Pull out the lines from the line containing "Write the matplotlib code for this chart." through the line containing "bg.plot([92, 92], [484, 530], color=lc, lw=1.5, zorder=3)", both lines included, and copy them exactly.

— Start of Records for the task —

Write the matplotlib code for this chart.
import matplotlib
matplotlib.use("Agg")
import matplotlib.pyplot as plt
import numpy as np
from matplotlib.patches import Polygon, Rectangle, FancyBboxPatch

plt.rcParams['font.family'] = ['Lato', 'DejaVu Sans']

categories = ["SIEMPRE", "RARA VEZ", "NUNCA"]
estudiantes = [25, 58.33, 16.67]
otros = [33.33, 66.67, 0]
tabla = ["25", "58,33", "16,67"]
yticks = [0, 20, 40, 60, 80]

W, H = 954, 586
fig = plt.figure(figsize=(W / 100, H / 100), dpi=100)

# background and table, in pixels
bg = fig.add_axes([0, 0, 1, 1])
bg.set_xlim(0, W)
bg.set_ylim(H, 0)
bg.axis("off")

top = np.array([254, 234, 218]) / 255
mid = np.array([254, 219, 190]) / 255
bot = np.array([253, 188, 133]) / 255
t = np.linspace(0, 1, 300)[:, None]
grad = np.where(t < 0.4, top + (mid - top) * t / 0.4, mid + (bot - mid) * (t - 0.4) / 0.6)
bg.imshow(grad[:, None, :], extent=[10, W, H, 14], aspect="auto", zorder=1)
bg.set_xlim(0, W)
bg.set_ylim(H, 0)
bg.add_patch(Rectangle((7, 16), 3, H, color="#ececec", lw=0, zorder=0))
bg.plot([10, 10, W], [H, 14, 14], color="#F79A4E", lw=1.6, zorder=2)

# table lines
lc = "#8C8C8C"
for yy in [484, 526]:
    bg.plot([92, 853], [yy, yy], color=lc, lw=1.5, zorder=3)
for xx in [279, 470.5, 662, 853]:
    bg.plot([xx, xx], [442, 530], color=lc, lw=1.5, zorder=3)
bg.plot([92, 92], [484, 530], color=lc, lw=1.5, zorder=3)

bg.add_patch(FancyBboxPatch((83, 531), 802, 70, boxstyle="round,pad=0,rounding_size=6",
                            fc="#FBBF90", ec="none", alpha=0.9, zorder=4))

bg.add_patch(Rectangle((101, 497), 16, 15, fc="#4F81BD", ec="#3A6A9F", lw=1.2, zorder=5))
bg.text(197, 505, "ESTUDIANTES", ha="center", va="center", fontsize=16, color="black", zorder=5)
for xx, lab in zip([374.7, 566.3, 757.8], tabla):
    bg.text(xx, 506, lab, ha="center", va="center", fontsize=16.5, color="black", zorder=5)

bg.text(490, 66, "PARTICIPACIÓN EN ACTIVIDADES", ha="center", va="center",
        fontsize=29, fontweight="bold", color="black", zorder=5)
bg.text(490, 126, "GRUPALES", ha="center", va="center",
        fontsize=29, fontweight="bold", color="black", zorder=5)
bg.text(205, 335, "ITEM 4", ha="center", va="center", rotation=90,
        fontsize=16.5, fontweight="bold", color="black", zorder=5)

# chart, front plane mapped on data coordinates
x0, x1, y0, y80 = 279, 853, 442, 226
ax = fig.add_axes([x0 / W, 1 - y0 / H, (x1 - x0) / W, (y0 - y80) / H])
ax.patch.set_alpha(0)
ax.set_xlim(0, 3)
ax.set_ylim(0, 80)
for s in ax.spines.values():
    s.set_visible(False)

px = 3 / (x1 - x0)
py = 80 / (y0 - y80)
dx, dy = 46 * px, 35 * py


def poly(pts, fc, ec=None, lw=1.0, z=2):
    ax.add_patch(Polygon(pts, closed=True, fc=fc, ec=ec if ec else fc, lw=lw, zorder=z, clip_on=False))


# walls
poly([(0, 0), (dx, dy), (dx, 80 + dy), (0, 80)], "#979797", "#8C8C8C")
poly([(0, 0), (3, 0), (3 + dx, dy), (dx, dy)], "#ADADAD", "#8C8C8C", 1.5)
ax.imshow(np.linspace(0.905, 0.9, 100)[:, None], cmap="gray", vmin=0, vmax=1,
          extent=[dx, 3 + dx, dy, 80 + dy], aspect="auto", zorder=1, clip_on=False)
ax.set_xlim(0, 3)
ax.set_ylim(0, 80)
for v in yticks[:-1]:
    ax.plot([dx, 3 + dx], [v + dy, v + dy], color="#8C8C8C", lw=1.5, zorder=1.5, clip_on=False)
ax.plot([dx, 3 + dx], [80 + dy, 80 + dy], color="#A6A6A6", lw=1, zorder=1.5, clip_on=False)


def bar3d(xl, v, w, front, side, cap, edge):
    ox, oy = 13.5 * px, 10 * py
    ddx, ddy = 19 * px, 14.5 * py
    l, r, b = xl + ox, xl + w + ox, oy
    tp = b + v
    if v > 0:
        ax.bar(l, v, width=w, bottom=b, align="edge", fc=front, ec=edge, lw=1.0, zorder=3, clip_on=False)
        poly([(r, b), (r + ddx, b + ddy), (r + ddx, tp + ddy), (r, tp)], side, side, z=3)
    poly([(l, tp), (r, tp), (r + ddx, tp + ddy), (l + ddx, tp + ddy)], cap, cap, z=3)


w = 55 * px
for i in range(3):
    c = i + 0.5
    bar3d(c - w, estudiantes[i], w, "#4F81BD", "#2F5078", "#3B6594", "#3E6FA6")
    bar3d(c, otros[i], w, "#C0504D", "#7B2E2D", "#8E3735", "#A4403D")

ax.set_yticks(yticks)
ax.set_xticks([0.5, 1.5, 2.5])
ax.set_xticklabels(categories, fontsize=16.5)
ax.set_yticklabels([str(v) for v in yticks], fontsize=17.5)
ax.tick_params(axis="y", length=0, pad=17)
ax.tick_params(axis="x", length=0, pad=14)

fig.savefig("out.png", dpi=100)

— End of Records for the task —
— Start of Records for the task —

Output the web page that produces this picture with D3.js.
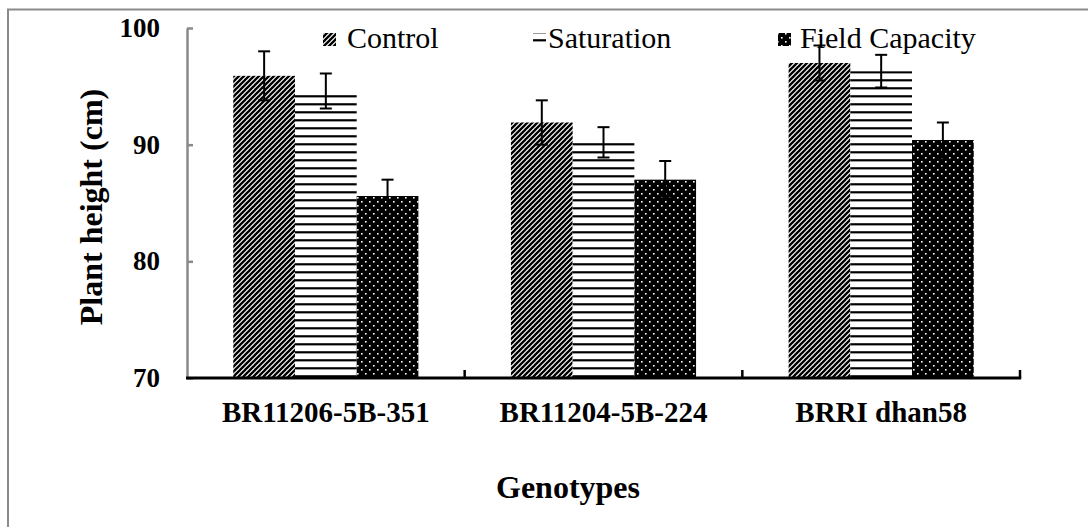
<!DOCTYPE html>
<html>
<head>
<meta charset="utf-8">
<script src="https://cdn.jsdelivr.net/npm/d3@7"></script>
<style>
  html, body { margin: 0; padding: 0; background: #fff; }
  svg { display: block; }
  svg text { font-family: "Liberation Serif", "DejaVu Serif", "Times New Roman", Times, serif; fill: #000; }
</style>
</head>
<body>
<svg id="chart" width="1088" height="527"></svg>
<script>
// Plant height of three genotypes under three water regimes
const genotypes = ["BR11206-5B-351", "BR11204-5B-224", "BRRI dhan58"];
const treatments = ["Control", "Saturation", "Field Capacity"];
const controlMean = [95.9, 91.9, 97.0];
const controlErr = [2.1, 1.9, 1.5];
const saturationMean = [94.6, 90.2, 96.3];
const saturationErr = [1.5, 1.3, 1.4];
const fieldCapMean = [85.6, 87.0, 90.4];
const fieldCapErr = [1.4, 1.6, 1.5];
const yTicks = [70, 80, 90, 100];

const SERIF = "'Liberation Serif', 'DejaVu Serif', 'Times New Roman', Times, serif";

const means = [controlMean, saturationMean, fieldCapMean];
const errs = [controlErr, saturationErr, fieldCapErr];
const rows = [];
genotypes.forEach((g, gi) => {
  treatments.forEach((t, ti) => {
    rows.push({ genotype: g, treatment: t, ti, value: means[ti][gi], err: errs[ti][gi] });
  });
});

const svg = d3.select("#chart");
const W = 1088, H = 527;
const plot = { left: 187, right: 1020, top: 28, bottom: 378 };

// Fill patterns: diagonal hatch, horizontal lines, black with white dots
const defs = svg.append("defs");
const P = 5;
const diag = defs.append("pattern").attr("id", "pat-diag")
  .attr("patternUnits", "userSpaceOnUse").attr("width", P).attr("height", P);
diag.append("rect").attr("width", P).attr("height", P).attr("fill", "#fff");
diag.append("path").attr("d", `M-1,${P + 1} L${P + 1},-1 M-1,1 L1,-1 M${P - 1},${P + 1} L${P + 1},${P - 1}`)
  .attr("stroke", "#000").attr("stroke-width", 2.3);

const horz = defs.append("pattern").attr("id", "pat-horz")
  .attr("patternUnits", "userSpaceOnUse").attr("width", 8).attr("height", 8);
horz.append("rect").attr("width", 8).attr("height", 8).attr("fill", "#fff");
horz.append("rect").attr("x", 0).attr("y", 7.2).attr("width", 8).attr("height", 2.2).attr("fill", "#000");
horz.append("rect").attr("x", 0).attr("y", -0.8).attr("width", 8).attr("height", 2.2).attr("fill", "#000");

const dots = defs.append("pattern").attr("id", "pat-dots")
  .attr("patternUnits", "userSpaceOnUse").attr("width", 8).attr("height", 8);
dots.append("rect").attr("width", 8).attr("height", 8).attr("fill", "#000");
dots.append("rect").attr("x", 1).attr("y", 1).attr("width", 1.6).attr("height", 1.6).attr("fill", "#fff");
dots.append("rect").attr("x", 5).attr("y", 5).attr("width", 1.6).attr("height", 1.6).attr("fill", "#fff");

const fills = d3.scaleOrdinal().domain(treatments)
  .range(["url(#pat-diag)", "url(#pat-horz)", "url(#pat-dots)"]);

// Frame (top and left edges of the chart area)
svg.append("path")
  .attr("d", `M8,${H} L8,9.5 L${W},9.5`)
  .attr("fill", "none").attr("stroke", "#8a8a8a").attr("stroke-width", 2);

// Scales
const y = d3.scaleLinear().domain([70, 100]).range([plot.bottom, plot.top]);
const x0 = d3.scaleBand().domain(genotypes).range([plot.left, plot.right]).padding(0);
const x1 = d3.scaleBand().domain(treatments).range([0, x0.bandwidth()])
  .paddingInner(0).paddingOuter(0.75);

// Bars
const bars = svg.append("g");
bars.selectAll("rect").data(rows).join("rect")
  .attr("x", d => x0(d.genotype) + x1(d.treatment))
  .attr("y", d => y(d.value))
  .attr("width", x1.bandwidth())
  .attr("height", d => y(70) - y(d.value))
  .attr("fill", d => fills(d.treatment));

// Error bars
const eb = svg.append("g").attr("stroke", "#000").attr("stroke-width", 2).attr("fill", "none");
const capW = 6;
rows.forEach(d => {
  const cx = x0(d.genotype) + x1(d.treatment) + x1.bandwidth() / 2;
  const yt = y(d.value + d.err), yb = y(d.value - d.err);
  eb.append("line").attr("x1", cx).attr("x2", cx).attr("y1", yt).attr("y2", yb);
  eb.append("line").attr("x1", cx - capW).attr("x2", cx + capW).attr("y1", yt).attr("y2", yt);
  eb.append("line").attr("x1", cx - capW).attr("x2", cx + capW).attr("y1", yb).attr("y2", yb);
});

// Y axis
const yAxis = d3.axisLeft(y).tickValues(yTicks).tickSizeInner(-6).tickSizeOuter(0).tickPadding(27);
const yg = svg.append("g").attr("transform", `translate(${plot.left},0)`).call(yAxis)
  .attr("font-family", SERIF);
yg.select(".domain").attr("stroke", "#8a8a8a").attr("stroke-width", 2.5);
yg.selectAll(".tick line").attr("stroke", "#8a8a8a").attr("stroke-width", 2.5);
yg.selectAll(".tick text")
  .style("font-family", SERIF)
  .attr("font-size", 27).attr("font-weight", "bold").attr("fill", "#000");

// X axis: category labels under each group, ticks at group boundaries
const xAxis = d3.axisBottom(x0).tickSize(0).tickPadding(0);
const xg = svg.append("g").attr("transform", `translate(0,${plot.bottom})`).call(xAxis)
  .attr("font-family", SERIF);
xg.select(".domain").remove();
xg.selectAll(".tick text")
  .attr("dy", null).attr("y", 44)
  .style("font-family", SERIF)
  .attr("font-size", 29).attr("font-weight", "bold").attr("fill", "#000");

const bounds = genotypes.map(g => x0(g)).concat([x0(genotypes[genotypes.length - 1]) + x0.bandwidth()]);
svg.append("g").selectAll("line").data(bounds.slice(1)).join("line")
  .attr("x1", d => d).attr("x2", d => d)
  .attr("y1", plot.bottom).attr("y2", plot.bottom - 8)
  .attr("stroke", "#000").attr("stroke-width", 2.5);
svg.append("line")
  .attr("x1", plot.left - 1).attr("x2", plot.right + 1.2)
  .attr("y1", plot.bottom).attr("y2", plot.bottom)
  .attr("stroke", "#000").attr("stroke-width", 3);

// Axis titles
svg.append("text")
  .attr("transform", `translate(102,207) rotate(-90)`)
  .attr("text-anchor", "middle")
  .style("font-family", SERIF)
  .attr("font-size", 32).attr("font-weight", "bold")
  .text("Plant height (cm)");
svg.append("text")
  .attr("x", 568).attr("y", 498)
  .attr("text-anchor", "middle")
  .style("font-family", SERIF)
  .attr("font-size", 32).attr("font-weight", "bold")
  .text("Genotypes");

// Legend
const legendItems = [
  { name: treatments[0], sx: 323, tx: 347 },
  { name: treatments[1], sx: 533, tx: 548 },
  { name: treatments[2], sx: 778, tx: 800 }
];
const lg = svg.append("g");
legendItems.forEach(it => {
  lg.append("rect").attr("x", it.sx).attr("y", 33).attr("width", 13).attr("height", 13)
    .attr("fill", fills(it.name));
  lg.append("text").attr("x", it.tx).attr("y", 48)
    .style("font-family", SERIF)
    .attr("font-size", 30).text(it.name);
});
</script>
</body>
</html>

— End of Records for the task —

*Reply*
Write the matplotlib code for this chart.
import matplotlib
matplotlib.use("Agg")
import matplotlib.pyplot as plt
import numpy as np
from matplotlib.patches import Polygon, Rectangle, FancyBboxPatch

plt.rcParams['font.family'] = ['Lato', 'DejaVu Sans']

categories = ["SIEMPRE", "RARA VEZ", "NUNCA"]
estudiantes = [25, 58.33, 16.67]
otros = [33.33, 66.67, 0]
tabla = ["25", "58,33", "16,67"]
yticks = [0, 20, 40, 60, 80]

W, H = 954, 586
fig = plt.figure(figsize=(W / 100, H / 100), dpi=100)

# background and table, in pixels
bg = fig.add_axes([0, 0, 1, 1])
bg.set_xlim(0, W)
bg.set_ylim(H, 0)
bg.axis("off")

top = np.array([254, 234, 218]) / 255
mid = np.array([254, 219, 190]) / 255
bot = np.array([253, 188, 133]) / 255
t = np.linspace(0, 1, 300)[:, None]
grad = np.where(t < 0.4, top + (mid - top) * t / 0.4, mid + (bot - mid) * (t - 0.4) / 0.6)
bg.imshow(grad[:, None, :], extent=[10, W, H, 14], aspect="auto", zorder=1)
bg.set_xlim(0, W)
bg.set_ylim(H, 0)
bg.add_patch(Rectangle((7, 16), 3, H, color="#ececec", lw=0, zorder=0))
bg.plot([10, 10, W], [H, 14, 14], color="#F79A4E", lw=1.6, zorder=2)

# table lines
lc = "#8C8C8C"
for yy in [484, 526]:
    bg.plot([92, 853], [yy, yy], color=lc, lw=1.5, zorder=3)
for xx in [279, 470.5, 662, 853]:
    bg.plot([xx, xx], [442, 530], color=lc, lw=1.5, zorder=3)
bg.plot([92, 92], [484, 530], color=lc, lw=1.5, zorder=3)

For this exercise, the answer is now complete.